Den anderen verstehen wollen und nicht können. Nachfragen und Antworten bekommen, die nicht klären, sondern noch mehr Fragen aufwerfen. Das Gefühl von Trennung und Ohnmacht. Mit keiner Frage bewirken können, dass ich begreife, um was es dem anderen eigentlich geht. Ungeduld und Unmut auslösen, vermittelt bekommen, dass ich das Problem bin, anstrengend, aufsässig, begriffsstutzig, unnütz, Zeit stehlend.
Ich ahne heute, dass ich chancenlos war im Verstehen des anderen. Da war keine Klarheit, keine Ahnung davon, was eigentlich ausgedrückt werden wollte, was der Kern, der Punkt war. Deswegen hat auch keine meiner Fragen zu etwas geführt. Da war Verwirrung und Unklarheit beim anderen und die war noch nicht mal bewusst.
Heute weiß ich, dass ich in meiner Unklarheit klarer bin, als mein Umfeld damals in ihren besten Zuständen. Ich weiß wenigstens, DASS ich nicht klar bin und dass der andere nichts dafür kann.

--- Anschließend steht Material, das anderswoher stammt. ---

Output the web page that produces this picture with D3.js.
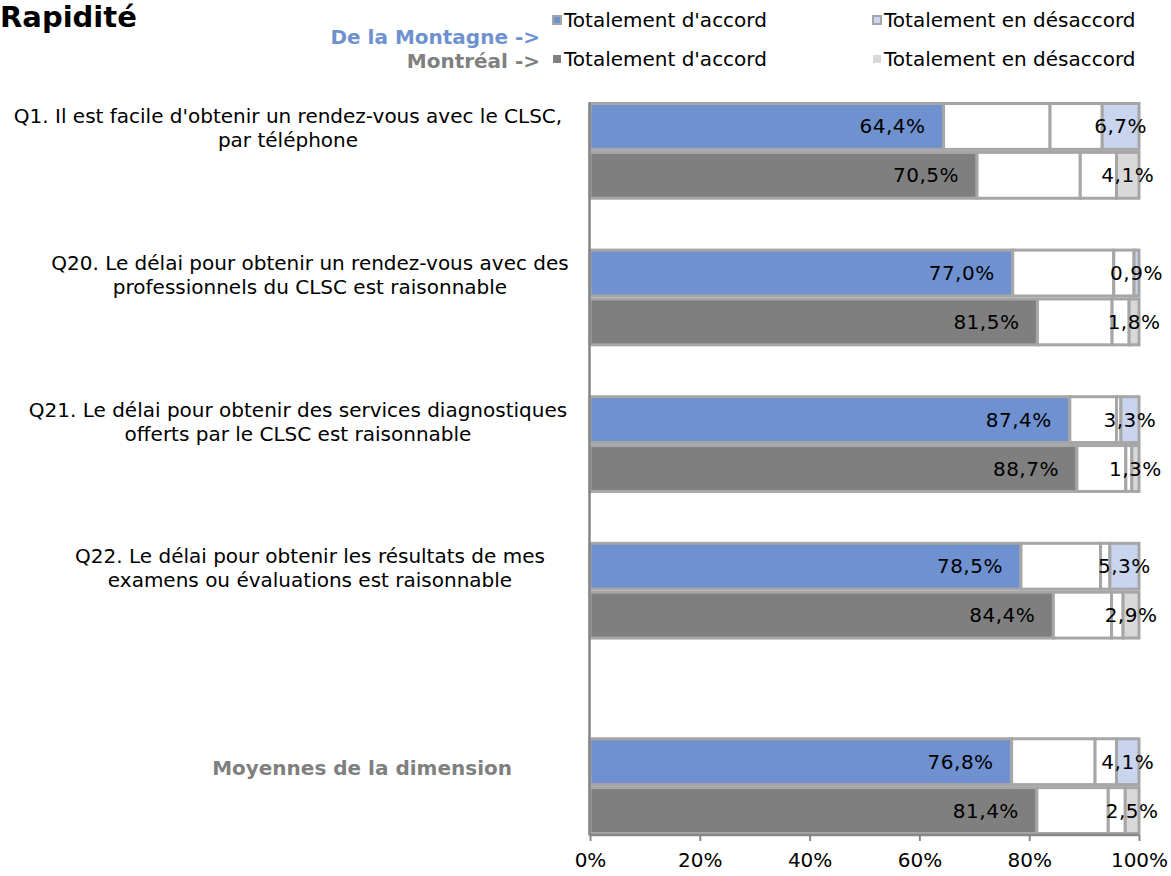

Da ist die Wut der Kleinen, die einfach nur Klarheit will. Die die Schnauze voll hat von Schwammigkeit und nebulösen, kryptischen Aussagen, von der tausendsten Verdrehung der Verdrehung, von falschen Schlüssen und dem "sich nicht ausdrücken können" des Gegenüber. Sie will Erwachsene, wo Erwachsene sein sollten. Echte Erwachsene. Reife. Sich selbst kennende und verstehende Erwachsene. Die sich sich selbst erklären können und damit mir.

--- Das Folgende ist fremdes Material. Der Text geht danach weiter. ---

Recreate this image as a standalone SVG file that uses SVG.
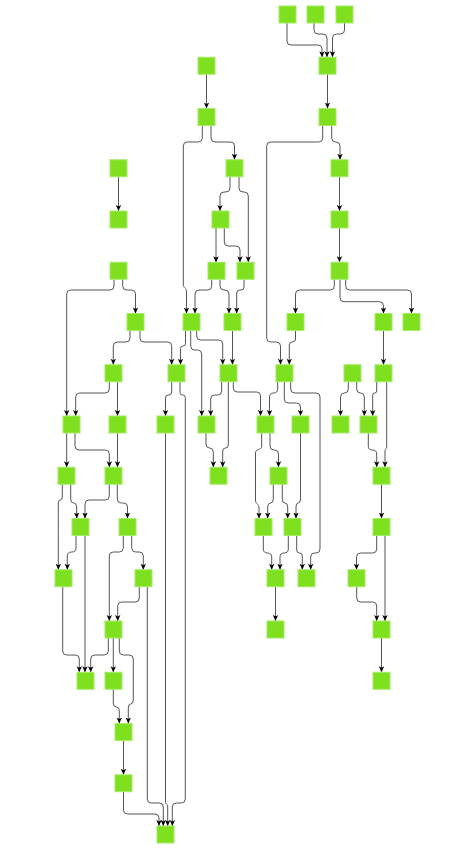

Nicht verstehen ist bei ihr noch gekoppelt mit einsam sein, niemanden sonst haben, einem unsicheren Feld, mit "sich selbst nicht in Beziehung setzen können, weil da niemand ist", also letztlich mit Haltlosigkeit, Orientierungslosigkeit und einem sich selbst nicht definieren können. Nicht beantwortet werden. Geistiges verhungern. Unbefriedigt sein. Ungestillter Wissensdurst und Lebenshunger. Kein Futter bekommen. Nichts greifen können, ins Leere greifen, kein Gegenüber haben, von Phantomen und Schattenselbsten umgeben das einzig lebende Wesen, das nirgends andocken kann, nirgends landen kann, keinen echten Kontakt bekommt.

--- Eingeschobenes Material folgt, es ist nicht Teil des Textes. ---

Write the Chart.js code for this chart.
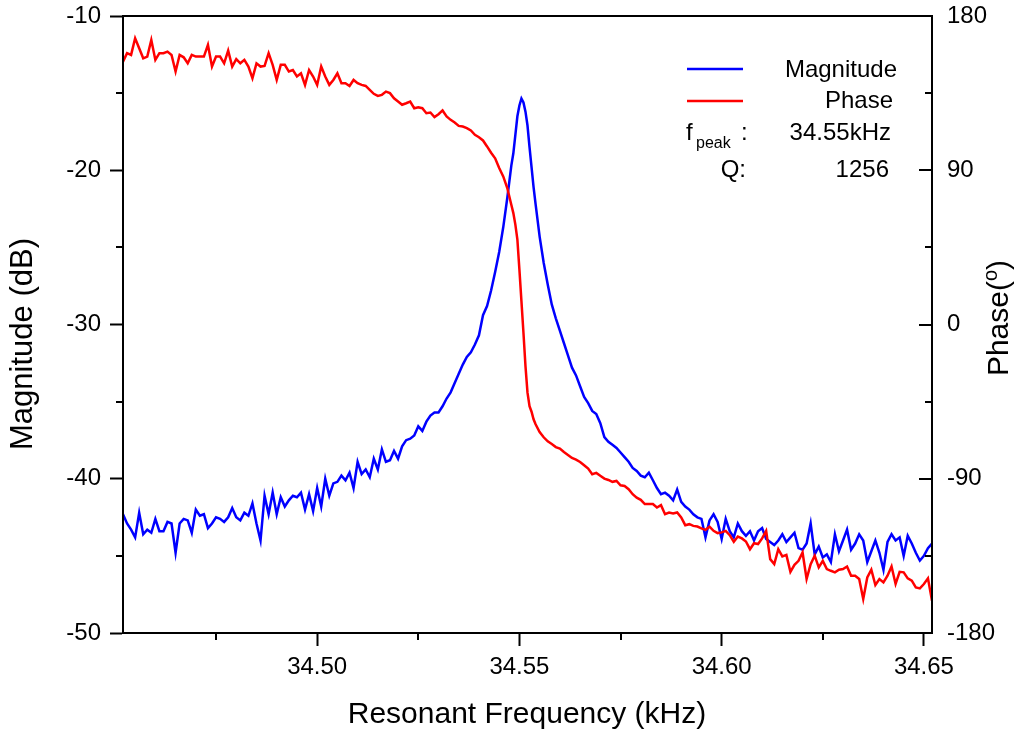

Die grausamste Form der Einsamkeit als Kind ist die, wenn eigentlich, theoretisch jemand da wäre, aber dann doch nicht ist, weil er sich selbst nicht hat und dem Kind dann noch vermittelt wird, dass es an ihm liegt, dass kein Kontakt stattfinden kann.
Ich kann es nicht machen, dass der andere da ist. Ich kann es nicht machen, dass der andere sich klar ist. Ich kann es nicht machen, dass der andere sich versteht. Ich kann nur meiner Kleinen sagen, das mit ihr alles in Ordnung ist. Schon immer war.